The main hurdle for this to happen? In addition to considerable regulatory and business model changes, Ellen MacArthur believes that the real challenge will be a huge mindset shift. Enabling circularity is a different conversation than switching to renewables or promoting biodiversity, both necessary but insufficient paths to tackle our planet’s environmental challenges. “This is about much broader change where the biggest competitors in the world have to work together,” says Ellen. “That's exactly what Solvay has been doing with Veolia with electric vehicle batteries. It’s about coming together with organizations to change the whole system, not just the design of a battery or the ability to recycle a battery, but the custody of the battery and the system the battery flows to. And that touches everyone from the finance industry to the marketing industry and the managers within organizations.”
Be part of the future, don't be part of the past. There's a lot to understand to make it happen, but there's an opportunity here to be seized. And it can only happen through collaboration.
Problem to solution: the fundamental role of chemistry
These changes are big ones, and they won’t be possible without the contribution of chemistry, confirms Ellen MacArthur. “Chemistry is behind everything,” she says. “It's easy to say a company like Solvay is part of the problem, but the only way we’re going to get to the solution is if the problem turns into the solution.”

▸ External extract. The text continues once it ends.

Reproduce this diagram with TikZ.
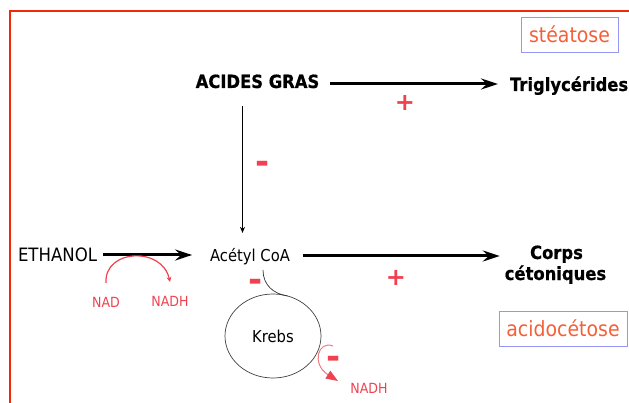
\documentclass[tikz,border=0pt]{standalone}
\usepackage{fontspec}
\setmainfont{DejaVu Sans}
\newfontfamily\nar[FakeStretch=0.9]{DejaVu Sans}
\newfontfamily\narb[FakeStretch=0.9,FakeBold=0.6]{DejaVu Sans Bold}
\usetikzlibrary{arrows.meta,shapes.geometric,calc}
\definecolor{framered}{RGB}{240,40,5}
\definecolor{labred}{RGB}{240,65,80}
\definecolor{orangetxt}{RGB}{245,95,55}
\definecolor{boxblue}{RGB}{150,150,245}
\definecolor{pinkline}{RGB}{240,120,130}
\begin{document}
\begin{tikzpicture}[x=1pt,y=-1pt,
  every node/.style={inner sep=0pt,outer sep=0pt},
  boldtxt/.style={font=\narb\fontsize{18.2}{20}\selectfont},
  regtxt/.style={font=\nar\fontsize{#1}{#1}\selectfont},
  redtxt/.style={text=labred,font=\nar\fontsize{14}{14}\selectfont},
  plussign/.style={text=labred,font=\fontsize{24}{24}\selectfont\bfseries},
  minussign/.style={text=labred,font=\fontsize{34}{34}\selectfont\bfseries},
  diagbox/.style={draw=boxblue,line width=0.8pt,text=orangetxt,font=\nar\fontsize{21}{21}\selectfont},
  bigarrow/.style={line width=3pt,-{Stealth[length=17pt,width=11pt,inset=6pt]}},
  thinarrow/.style={line width=0.8pt,-{Stealth[length=6pt,width=5pt]}},
]
\useasboundingbox (0,0) rectangle (629,403);
% frame
\draw[framered,line width=2.7pt] (10,410) -- (10,11) -- (640,11);

% nodes
\node[boldtxt,anchor=base] (acides) at (257.5,88) {ACIDES GRAS};
\node[boldtxt,anchor=base west] (trig) at (510,91) {Triglycérides};
\node[regtxt=18.4,anchor=base west] (ethanol) at (18,262) {ETHANOL};
\node[regtxt=16.4,anchor=base] (acetyl) at (250,262) {Acétyl CoA};
\node[boldtxt,anchor=base] (corps) at (556.5,259) {Corps};
\node[boldtxt,anchor=base] (ceto) at (555.5,280) {cétoniques};
\node[diagbox,minimum width=97pt,minimum height=35pt] (steat) at (569.5,34.5) {stéatose};
\node[diagbox,minimum width=128pt,minimum height=35pt] (acido) at (563,328.5) {acidocétose};
\node[ellipse,draw=black!75,line width=0.7pt,minimum width=96pt,minimum height=84pt,regtxt=16.4] (krebs) at (273,336) {Krebs};
\node[redtxt] (nad) at (106,302) {NAD};
\node[redtxt] (nadh) at (170,301) {NADH};
\node[redtxt] (nadh2) at (369,388) {NADH};
\node[plussign] (plus1) at (405,103) {+};
\node[plussign] (plus2) at (396,278) {+};
\node[minussign] (min1) at (263,167) {-};
\node[minussign] (min2) at (256,285) {-};
\node[minussign] (min3) at (334,362) {-};

% connectors
\draw[bigarrow] ([xshift=11pt,yshift=4pt]acides.base east) coordinate (s1) -- ($(s1 -| trig.west)+(-12,0)$);
\draw[bigarrow] ([xshift=6pt,yshift=7pt]ethanol.base east) coordinate (s2) -- ($(s2 -| acetyl.west)+(-18,0)$);
\draw[bigarrow] ([xshift=13pt,yshift=6pt]acetyl.base east) coordinate (s3) -- ($(s3 -| ceto.west)+(-5,0)$);
\draw[thinarrow] ([xshift=-15pt,yshift=-18pt]acides.base) coordinate (s4) -- ($(s4 |- acetyl.north)+(0,-16)$);
\draw[black!80,line width=0.7pt] ([xshift=13pt,yshift=-8pt]acetyl.base) .. controls +(0,15) and +(-14,-2) .. (krebs.70);

% red reaction arcs
\coordinate (na) at ([yshift=14pt]nad.north);
\coordinate (nb) at ([yshift=14pt]nadh.north);
\draw[labred,line width=1.2pt,-{Stealth[length=5pt,width=5pt]}] (na) .. controls (104,249) and (162,246) .. (nb);
\coordinate (ka) at (333,346);
\coordinate (kb) at (338,381);
\draw[pinkline,line width=1pt,-{Stealth[length=12pt,width=9pt,inset=0pt,fill=labred,color=labred]}] (ka) .. controls (318,340) and (311,364) .. (kb);
\end{tikzpicture}
\end{document}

What matters is the role chemical companies are playing. “Are you playing the production line conveyor belt or are you enabling a whole different way for the economy to function?” To her, the latter “is firmly where Solvay sits in its mindset, with its goals. You’re saying ‘we’re moving over here guys, this is where we're headed’. And I think that's incredibly powerful.”
Her final word of wisdom is as simple as it is efficient: “I just say: be part of the future, don't be part of the past. That’s a pretty simple switch to flick. There's a lot to understand to make it happen, but there's an opportunity here to be seized, so let's make that future happen together. And it can only happen through collaboration.”